- **Supplied material**
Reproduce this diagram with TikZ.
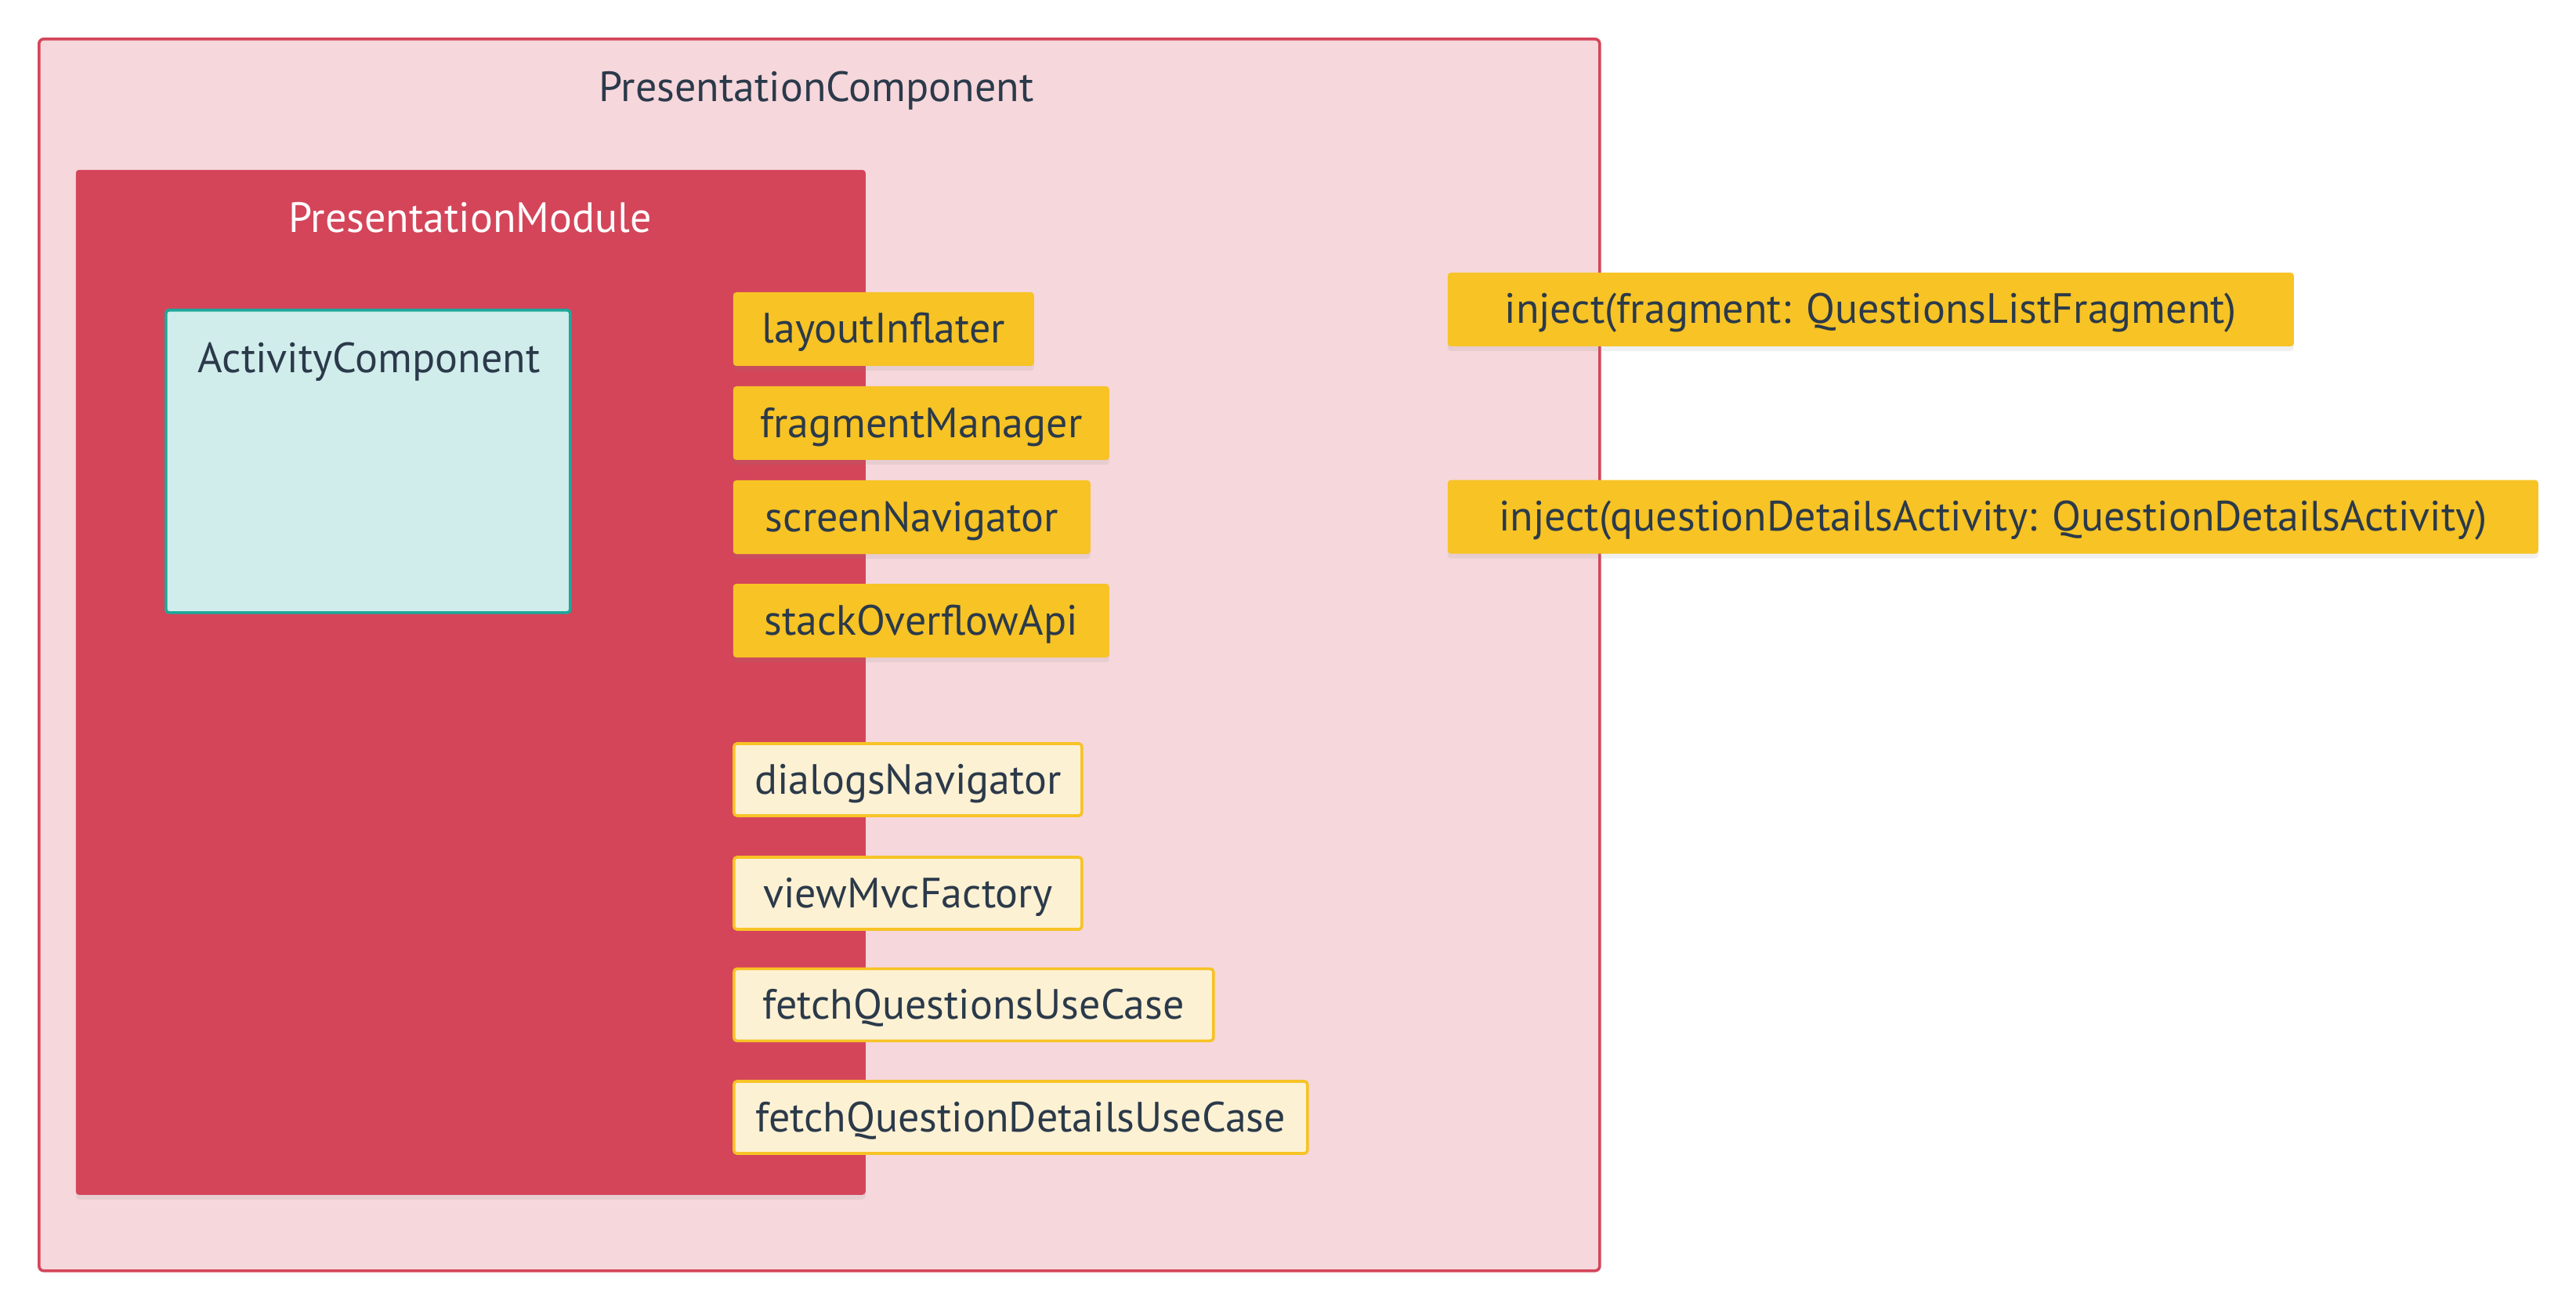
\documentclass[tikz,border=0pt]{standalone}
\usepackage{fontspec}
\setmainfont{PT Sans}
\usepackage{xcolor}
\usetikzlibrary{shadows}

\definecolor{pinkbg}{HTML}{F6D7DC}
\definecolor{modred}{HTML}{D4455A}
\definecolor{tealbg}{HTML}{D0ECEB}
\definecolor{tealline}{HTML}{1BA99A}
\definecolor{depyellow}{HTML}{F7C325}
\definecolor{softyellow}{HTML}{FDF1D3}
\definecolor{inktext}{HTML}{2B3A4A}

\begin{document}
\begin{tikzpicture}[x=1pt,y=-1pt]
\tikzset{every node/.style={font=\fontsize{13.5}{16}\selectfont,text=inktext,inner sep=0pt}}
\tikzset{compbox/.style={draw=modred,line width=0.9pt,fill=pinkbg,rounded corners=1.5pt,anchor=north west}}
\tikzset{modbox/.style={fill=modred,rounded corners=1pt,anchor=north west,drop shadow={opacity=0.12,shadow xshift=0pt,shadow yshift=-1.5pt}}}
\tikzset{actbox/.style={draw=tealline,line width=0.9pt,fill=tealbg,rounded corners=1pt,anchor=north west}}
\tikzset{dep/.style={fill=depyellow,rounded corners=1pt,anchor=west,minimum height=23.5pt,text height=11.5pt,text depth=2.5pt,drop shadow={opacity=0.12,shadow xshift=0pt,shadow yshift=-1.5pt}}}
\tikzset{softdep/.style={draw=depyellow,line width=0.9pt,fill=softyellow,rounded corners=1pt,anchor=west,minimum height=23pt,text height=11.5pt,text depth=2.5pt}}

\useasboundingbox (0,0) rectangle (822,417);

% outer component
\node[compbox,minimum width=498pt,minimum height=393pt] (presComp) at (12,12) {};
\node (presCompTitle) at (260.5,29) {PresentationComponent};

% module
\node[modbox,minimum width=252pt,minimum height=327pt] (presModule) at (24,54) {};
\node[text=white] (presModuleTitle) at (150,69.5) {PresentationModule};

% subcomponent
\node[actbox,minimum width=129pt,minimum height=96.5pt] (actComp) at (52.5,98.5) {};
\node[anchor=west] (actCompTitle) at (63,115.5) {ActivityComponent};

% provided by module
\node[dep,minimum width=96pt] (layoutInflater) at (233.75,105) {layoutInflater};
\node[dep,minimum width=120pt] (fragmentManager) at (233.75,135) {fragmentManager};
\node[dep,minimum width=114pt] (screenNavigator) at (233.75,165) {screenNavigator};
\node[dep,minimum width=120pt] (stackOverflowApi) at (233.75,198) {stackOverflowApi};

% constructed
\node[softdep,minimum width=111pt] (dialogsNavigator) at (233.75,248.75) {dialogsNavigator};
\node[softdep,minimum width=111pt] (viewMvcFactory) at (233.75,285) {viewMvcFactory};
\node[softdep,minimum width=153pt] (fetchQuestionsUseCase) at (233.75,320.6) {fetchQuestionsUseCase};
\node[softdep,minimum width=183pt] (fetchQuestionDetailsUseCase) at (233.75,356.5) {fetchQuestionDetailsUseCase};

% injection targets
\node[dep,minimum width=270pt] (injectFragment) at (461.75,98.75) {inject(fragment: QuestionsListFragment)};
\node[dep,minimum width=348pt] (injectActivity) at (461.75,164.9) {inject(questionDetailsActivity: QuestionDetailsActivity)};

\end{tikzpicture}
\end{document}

- **Problem to work on**
Transcribe all of the material exactly, leaving out whatever pictures it contains.

- **Task answer**
Reproduce this diagram with TikZ.
\documentclass[tikz,border=0pt]{standalone}
\usepackage{fontspec}
\setmainfont{PT Sans}
\usepackage{xcolor}
\usetikzlibrary{shadows}

\definecolor{pinkbg}{HTML}{F6D7DC}
\definecolor{modred}{HTML}{D4455A}
\definecolor{tealbg}{HTML}{D0ECEB}
\definecolor{tealline}{HTML}{1BA99A}
\definecolor{depyellow}{HTML}{F7C325}
\definecolor{softyellow}{HTML}{FDF1D3}
\definecolor{inktext}{HTML}{2B3A4A}

\begin{document}
\begin{tikzpicture}[x=1pt,y=-1pt]
\tikzset{every node/.style={font=\fontsize{13.5}{16}\selectfont,text=inktext,inner sep=0pt}}
\tikzset{compbox/.style={draw=modred,line width=0.9pt,fill=pinkbg,rounded corners=1.5pt,anchor=north west}}
\tikzset{modbox/.style={fill=modred,rounded corners=1pt,anchor=north west,drop shadow={opacity=0.12,shadow xshift=0pt,shadow yshift=-1.5pt}}}
\tikzset{actbox/.style={draw=tealline,line width=0.9pt,fill=tealbg,rounded corners=1pt,anchor=north west}}
\tikzset{dep/.style={fill=depyellow,rounded corners=1pt,anchor=west,minimum height=23.5pt,text height=11.5pt,text depth=2.5pt,drop shadow={opacity=0.12,shadow xshift=0pt,shadow yshift=-1.5pt}}}
\tikzset{softdep/.style={draw=depyellow,line width=0.9pt,fill=softyellow,rounded corners=1pt,anchor=west,minimum height=23pt,text height=11.5pt,text depth=2.5pt}}

\useasboundingbox (0,0) rectangle (822,417);

% outer component
\node[compbox,minimum width=498pt,minimum height=393pt] (presComp) at (12,12) {};
\node (presCompTitle) at (260.5,29) {PresentationComponent};

% module
\node[modbox,minimum width=252pt,minimum height=327pt] (presModule) at (24,54) {};
\node[text=white] (presModuleTitle) at (150,69.5) {PresentationModule};

% subcomponent
\node[actbox,minimum width=129pt,minimum height=96.5pt] (actComp) at (52.5,98.5) {};
\node[anchor=west] (actCompTitle) at (63,115.5) {ActivityComponent};

% provided by module
\node[dep,minimum width=96pt] (layoutInflater) at (233.75,105) {layoutInflater};
\node[dep,minimum width=120pt] (fragmentManager) at (233.75,135) {fragmentManager};
\node[dep,minimum width=114pt] (screenNavigator) at (233.75,165) {screenNavigator};
\node[dep,minimum width=120pt] (stackOverflowApi) at (233.75,198) {stackOverflowApi};

% constructed
\node[softdep,minimum width=111pt] (dialogsNavigator) at (233.75,248.75) {dialogsNavigator};
\node[softdep,minimum width=111pt] (viewMvcFactory) at (233.75,285) {viewMvcFactory};
\node[softdep,minimum width=153pt] (fetchQuestionsUseCase) at (233.75,320.6) {fetchQuestionsUseCase};
\node[softdep,minimum width=183pt] (fetchQuestionDetailsUseCase) at (233.75,356.5) {fetchQuestionDetailsUseCase};

% injection targets
\node[dep,minimum width=270pt] (injectFragment) at (461.75,98.75) {inject(fragment: QuestionsListFragment)};
\node[dep,minimum width=348pt] (injectActivity) at (461.75,164.9) {inject(questionDetailsActivity: QuestionDetailsActivity)};

\end{tikzpicture}
\end{document}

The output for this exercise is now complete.